- Exercise -
Copy the data exactly; pictures stay out of the copy.

* * * *

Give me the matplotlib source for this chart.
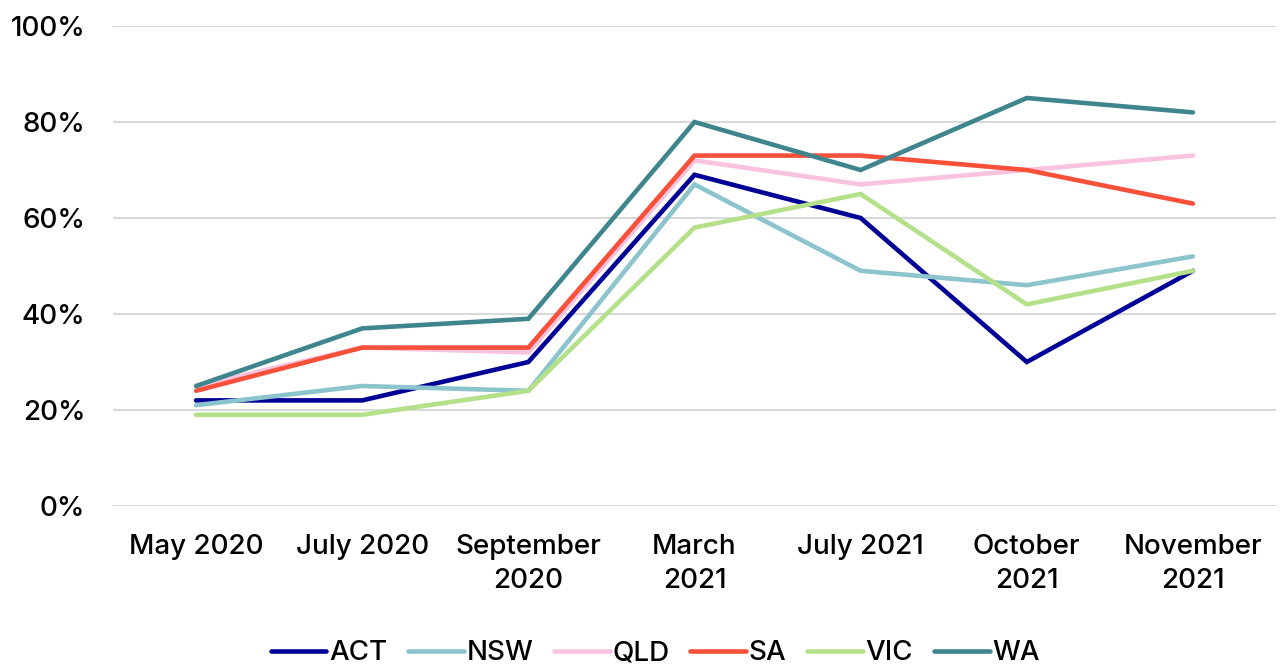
import numpy as np
import matplotlib.pyplot as plt

plt.rcParams['font.family'] = ['Inter', 'DejaVu Sans']
plt.rcParams['font.weight'] = 'medium'

periods = ["May 2020", "July 2020", "September\n2020", "March\n2021",
           "July 2021", "October\n2021", "November\n2021"]

act = [22, 22, 30, 69, 60, 30, 49]
nsw = [21, 25, 24, 67, 49, 46, 52]
qld = [25, 33, 32, 72, 67, 70, 73]
sa = [24, 33, 33, 73, 73, 70, 63]
vic = [19, 19, 24, 58, 65, 42, 49]
wa = [25, 37, 39, 80, 70, 85, 82]

series = [("ACT", act, "#000096"), ("NSW", nsw, "#8CC4CE"),
          ("QLD", qld, "#F9C3E0"), ("SA", sa, "#F9503A"),
          ("VIC", vic, "#B5E08A"), ("WA", wa, "#3F858D")]

fig = plt.figure(figsize=(12.85, 6.64), dpi=100)
ax = fig.add_axes([113/1285, 1 - 506/664, (1276-113)/1285, 480/664])

x = np.arange(len(periods))
for name, vals, col in series:
    ax.plot(x, np.array(vals) / 100, color=col, lw=3.3, label=name,
            solid_capstyle='round', solid_joinstyle='miter')

ax.set_xlim(-0.5, len(periods) - 0.5)
ax.set_ylim(0, 1)
ax.set_yticks(np.arange(0, 1.01, 0.2))
ax.set_yticklabels([f"{int(round(v*100))}%" for v in np.arange(0, 1.01, 0.2)])
ax.set_xticks(x)
ax.set_xticklabels(periods, linespacing=1.4)
ax.grid(axis='y', color='#d9d9d9', lw=1.5)
ax.set_axisbelow(True)
for s in ax.spines.values():
    s.set_visible(False)
ax.tick_params(length=0, labelsize=20, colors='black')
ax.tick_params(axis='x', pad=20)
ax.tick_params(axis='y', pad=20)

fig.legend(loc='center', bbox_to_anchor=(0.51, 0.016), ncol=6, frameon=False,
           fontsize=20, handlelength=2.0, handletextpad=0.1, columnspacing=0.75)

plt.savefig("out.png", dpi=100)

* * * *

- Worked solution -
Give me the matplotlib source for this chart.
import numpy as np
import matplotlib.pyplot as plt

plt.rcParams['font.family'] = ['Inter', 'DejaVu Sans']
plt.rcParams['font.weight'] = 'medium'

periods = ["May 2020", "July 2020", "September\n2020", "March\n2021",
           "July 2021", "October\n2021", "November\n2021"]

act = [22, 22, 30, 69, 60, 30, 49]
nsw = [21, 25, 24, 67, 49, 46, 52]
qld = [25, 33, 32, 72, 67, 70, 73]
sa = [24, 33, 33, 73, 73, 70, 63]
vic = [19, 19, 24, 58, 65, 42, 49]
wa = [25, 37, 39, 80, 70, 85, 82]

series = [("ACT", act, "#000096"), ("NSW", nsw, "#8CC4CE"),
          ("QLD", qld, "#F9C3E0"), ("SA", sa, "#F9503A"),
          ("VIC", vic, "#B5E08A"), ("WA", wa, "#3F858D")]

fig = plt.figure(figsize=(12.85, 6.64), dpi=100)
ax = fig.add_axes([113/1285, 1 - 506/664, (1276-113)/1285, 480/664])

x = np.arange(len(periods))
for name, vals, col in series:
    ax.plot(x, np.array(vals) / 100, color=col, lw=3.3, label=name,
            solid_capstyle='round', solid_joinstyle='miter')

ax.set_xlim(-0.5, len(periods) - 0.5)
ax.set_ylim(0, 1)
ax.set_yticks(np.arange(0, 1.01, 0.2))
ax.set_yticklabels([f"{int(round(v*100))}%" for v in np.arange(0, 1.01, 0.2)])
ax.set_xticks(x)
ax.set_xticklabels(periods, linespacing=1.4)
ax.grid(axis='y', color='#d9d9d9', lw=1.5)
ax.set_axisbelow(True)
for s in ax.spines.values():
    s.set_visible(False)
ax.tick_params(length=0, labelsize=20, colors='black')
ax.tick_params(axis='x', pad=20)
ax.tick_params(axis='y', pad=20)

fig.legend(loc='center', bbox_to_anchor=(0.51, 0.016), ncol=6, frameon=False,
           fontsize=20, handlelength=2.0, handletextpad=0.1, columnspacing=0.75)

plt.savefig("out.png", dpi=100)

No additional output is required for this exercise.